- AIM OF THE EXERCISE: Leave out the pictures, and write out exactly the lines from the beginning of the material to the line holding "plt.rcParams['font.size'] = 13", that line included, and nothing else.

- RECORDED DATA:

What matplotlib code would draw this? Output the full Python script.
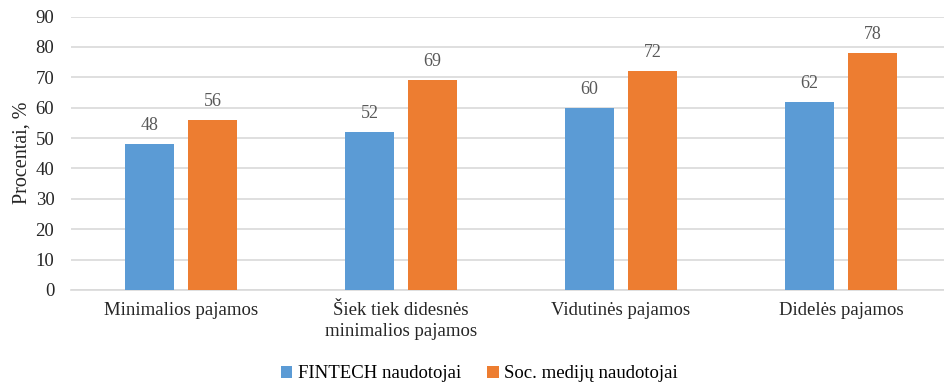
import numpy as np
import matplotlib.pyplot as plt

categories = ["Minimalios pajamos", "Šiek tiek didesnės\nminimalios pajamos",
              "Vidutinės pajamos", "Didelės pajamos"]
fintech = [48, 52, 60, 62]
soc = [56, 69, 72, 78]
series_names = ["FINTECH naudotojai", "Soc. medijų naudotojai"]
colors = ["#5B9BD5", "#ED7D31"]

plt.rcParams['font.family'] = ['Liberation Serif', 'DejaVu Serif']
plt.rcParams['font.size'] = 13

fig = plt.figure(figsize=(9.44, 3.84), dpi=100)
# plot area runs a little past the right edge, as in the original
ax = fig.add_axes([0.0752, 0.245, 0.932, 0.712])

x = np.arange(len(categories))
w = 0.223
off = 0.143
b1 = ax.bar(x - off, fintech, w, color=colors[0], label=series_names[0], zorder=3)
b2 = ax.bar(x + off, soc, w, color=colors[1], label=series_names[1], zorder=3)

for bars, vals in ((b1, fintech), (b2, soc)):
    for rect, v in zip(bars, vals):
        ax.text(rect.get_x() + rect.get_width() / 2, v + 3.3, str(v),
                ha='center', va='bottom', color='#595959', fontsize=13)

ax.set_xlim(-0.5, len(categories) - 0.5)
ax.set_ylim(0, 90)
ax.set_yticks(range(0, 91, 10))
ax.set_xticks(x)
ax.set_xticklabels(categories, color='#262626', fontsize=13.5, linespacing=1.3)
ax.tick_params(axis='y', labelsize=13.5, colors='#262626', length=0, pad=12)
ax.tick_params(axis='x', length=0, pad=9)
ax.set_ylabel("Procentai, %", fontsize=14.5, color='#262626', labelpad=3)
ax.yaxis.grid(True, color='#D9D9D9', linewidth=1.2, zorder=0)
for s in ['top', 'right', 'left']:
    ax.spines[s].set_visible(False)
ax.spines['bottom'].set_color('#D9D9D9')
ax.spines['bottom'].set_linewidth(1.2)

fig.legend(loc='lower center', bbox_to_anchor=(0.508, -0.04), ncol=2, frameon=False,
           fontsize=13.5, handlelength=0.6, handleheight=0.6, handletextpad=0.3,
           columnspacing=1.4)

fig.savefig("out.png", dpi=100)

- CORRECT RESPONSE:
What matplotlib code would draw this? Output the full Python script.
import numpy as np
import matplotlib.pyplot as plt

categories = ["Minimalios pajamos", "Šiek tiek didesnės\nminimalios pajamos",
              "Vidutinės pajamos", "Didelės pajamos"]
fintech = [48, 52, 60, 62]
soc = [56, 69, 72, 78]
series_names = ["FINTECH naudotojai", "Soc. medijų naudotojai"]
colors = ["#5B9BD5", "#ED7D31"]

plt.rcParams['font.family'] = ['Liberation Serif', 'DejaVu Serif']
plt.rcParams['font.size'] = 13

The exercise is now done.